Lars Ward was in for a routine medical appointment at his primary care physician in McMinnville when something seemed off.
“My left arm started just having a brain of its own,” the 49-year-old site development contractor recalled.
Fortunately for Ward, the medical staff at the clinic immediately recognized the signs of stroke and called 9-1-1. What followed was a harrowing ambulance ride to Willamette Valley Medical Center, a telemedicine consult with experts at OHSU, followed up by a helicopter ride via Life Flight to OHSU Hospital in Portland, Oregon, where a small clot was removed through a surgical procedure known as a thrombectomy.
Within a week, he was back at work on a construction site in northeast Portland.
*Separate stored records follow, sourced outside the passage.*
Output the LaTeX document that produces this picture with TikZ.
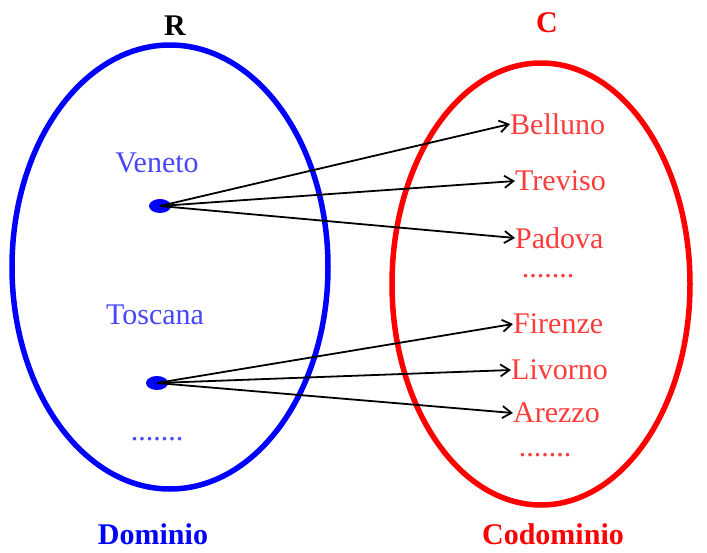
\documentclass[tikz,border=0pt]{standalone}
\usepackage{fontspec}
\setmainfont{Liberation Serif}
\usetikzlibrary{arrows.meta, positioning, shapes.geometric}
\definecolor{dblue}{HTML}{0000FF}
\definecolor{dred}{HTML}{FF0000}
\definecolor{lblue}{HTML}{4646FF}
\definecolor{lred}{HTML}{FF3C3C}

\begin{document}
\begin{tikzpicture}[x=1pt, y=-1pt,
  title/.style={font=\fontsize{30}{32}\selectfont\bfseries},
  elem/.style={font=\fontsize{30}{32}\selectfont, inner sep=0pt},
  dot/.style={ellipse, fill=dblue, minimum width=22pt, minimum height=14pt, inner sep=0pt},
  arr/.style={-{Straight Barb[length=9pt, width=12pt]}, line width=1.8pt},
]
  \useasboundingbox (0,0) rectangle (707,552);

  % insiemi
  \draw[dblue, line width=5.5pt] (170,267) ellipse (158pt and 222pt);
  \draw[dred, line width=5.5pt] (541,284) ellipse (149pt and 221pt);

  % titoli
  \node[title] (r) at (175,26) {R};
  \node[title, dred] (c) at (547,23) {C};
  \node[title, dblue] (dom) at (153,534) {Dominio};
  \node[title, dred] (cod) at (553,534) {Codominio};

  % dominio
  \node[elem, lblue] (veneto) at (157,163) {Veneto};
  \node[elem, lblue] (toscana) at (155,315) {Toscana};
  \node[elem, lblue] (ddots) at (157,439) {.......};
  \node[dot] (v) at (160,206) {};
  \node[dot] (t) at (157,383) {};

  % codominio
  \node[elem, lred, anchor=west] (bel) at (510,124) {Belluno};
  \node[elem, lred, anchor=west] (tre) at (515,181) {Treviso};
  \node[elem, lred, anchor=west] (pad) at (515,238) {Padova};
  \node[elem, lred] (cdots1) at (548,276) {.......};
  \node[elem, lred, anchor=west] (fir) at (513,324) {Firenze};
  \node[elem, lred, anchor=west] (liv) at (511,370) {Livorno};
  \node[elem, lred, anchor=west] (are) at (513,413) {Arezzo};
  \node[elem, lred] (cdots2) at (545,455) {.......};

  \draw[arr] (v.center) -- (bel.west);
  \draw[arr] (v.center) -- (tre.west);
  \draw[arr] (v.center) -- (pad.west);
  \draw[arr] (t.center) -- (fir.west);
  \draw[arr] (t.center) -- (liv.west);
  \draw[arr] (t.center) -- (are.west);
\end{tikzpicture}
\end{document}
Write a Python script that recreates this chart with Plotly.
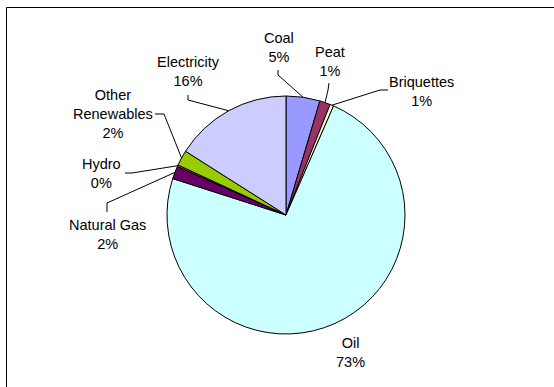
import math
import plotly.graph_objects as go

# ---- data ----
labels = ["Coal", "Peat", "Briquettes", "Oil", "Natural Gas", "Hydro", "Other Renewables", "Electricity"]
values = [4.6, 1.45, 0.5, 73.4, 1.75, 0.2, 2.1, 16.0]
label_text = ["Coal", "Peat", "Briquettes", "Oil", "Natural Gas", "Hydro", "Other<br>Renewables", "Electricity"]

# ---- style ----
colors = ["#9999FF", "#993366", "#FFFFCC", "#CCFFFF", "#660066", "#FF8080", "#99CC00", "#CCCCFF"]
W, H = 554, 387
CX, CY, R = 286, 215, 119
# label text centres (px) and leader-line start / elbow points (px)
label_pos = [(279, 47), (330, 62), (421, 91), (350, 352), (107, 234), (101, 173), (113, 114), (188, 71)]
leader = [
    [(278, 70), (278, 75)],
    [(329, 83), (328, 90)],
    [(388, 90), (380, 90)],
    None,
    [(107, 212), (107, 203)],
    [(125, 173), (132, 173)],
    [(155, 114), (164, 114)],
    [(188, 95), (188, 100)],
]
FONT = dict(family="Liberation Sans, Arial, sans-serif", size=14.5, color="#000000")


def px(x, y):
    return x / W, 1 - y / H


fig = go.Figure(go.Pie(
    labels=labels, values=values, sort=False, direction="clockwise", rotation=0,
    marker=dict(colors=colors, line=dict(color="#000000", width=1)),
    textinfo="none", hoverinfo="label+percent", showlegend=False,
    domain=dict(x=[(CX - R) / W, (CX + R) / W], y=[1 - (CY + R) / H, 1 - (CY - R) / H]),
))

total = sum(values)
cum = 0.0
shapes = []
annotations = []
for i, v in enumerate(values):
    mid = (cum + v / 2) / total * 2 * math.pi
    cum += v
    pct = int(v / total * 100 + 0.5)
    tx, ty = px(*label_pos[i])
    annotations.append(dict(x=tx, y=ty, xref="paper", yref="paper", text=f"{label_text[i]}<br>{pct}%",
                            showarrow=False, xanchor="center", yanchor="middle", font=FONT, align="center"))
    if leader[i] is not None:
        ex = CX + R * math.sin(mid)
        ey = CY - R * math.cos(mid)
        pts = leader[i] + [(ex, ey)]
        path = "M " + " L ".join(f"{a / W},{1 - b / H}" for a, b in pts)
        shapes.append(dict(type="path", path=path, xref="paper", yref="paper",
                           line=dict(color="#000000", width=1)))

# outer frame (clipped on right and bottom)
shapes.append(dict(type="rect", xref="paper", yref="paper", x0=6.5 / W, x1=1.02, y0=-0.02, y1=1 - 7.5 / H,
                   line=dict(color="#000000", width=1), fillcolor="rgba(0,0,0,0)"))

fig.update_layout(width=W, height=H, margin=dict(l=0, r=0, t=0, b=0),
                  paper_bgcolor="#FFFFFF", plot_bgcolor="#FFFFFF",
                  shapes=shapes, annotations=annotations)
fig.write_html("out.html")
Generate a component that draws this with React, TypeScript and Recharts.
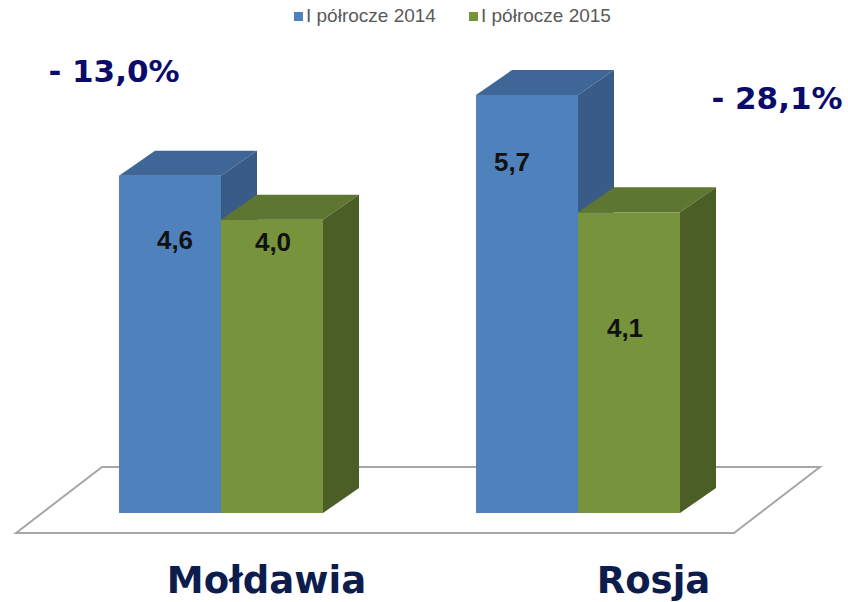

“He seems completely back to normal,” said Stewart Weber, M.D., a vascular neurologist who treated Ward at OHSU and reexamined him 30 days later.
Weber said Ward benefitted from quick recognition of the stroke by the medical staff at his clinic.
“So many people wait to do anything, thinking it’s going to go away,” Weber said.
Calling 9-1-1 is critical, Weber said, because emergency dispatchers can immediately set the stroke response system in motion at the hospital, expediting delivery of brain-saving treatments.
Once the ambulance delivered Ward to Willamette Valley Medical Center, he benefited from the hospital’s participation in the OHSU Telemedicine Network. The network is a regional system that provides immediate access to pediatric, neonatal, and stroke expertise at hospitals throughout Oregon and Southwest Washington, augmenting local health care with OHSU specialists who are on call day and night.
In Ward’s case, the on-call neurologist recognized the immediate signs of stroke through a video connection to McMinnville. He was promptly administered a clot-busting enzyme known as tPA, or tissue Plasminogen Activator, and then flown to OHSU.
Doctors suspect Ward’s stroke was caused by atrial fibrillation, an irregular heartbeat that is one of the most common causes of stroke worldwide. Clinicians often can control symptoms of atrial fibrillation through a minimally invasive procedure called ablation, which eradicates tiny areas of the heart firing abnormal electrical impulses. However, Weber said most patients treated for atrial fibrillation still need to remain on blood thinners stronger than aspirin to prevent strokes.
Today, he’s back to work and feeling good.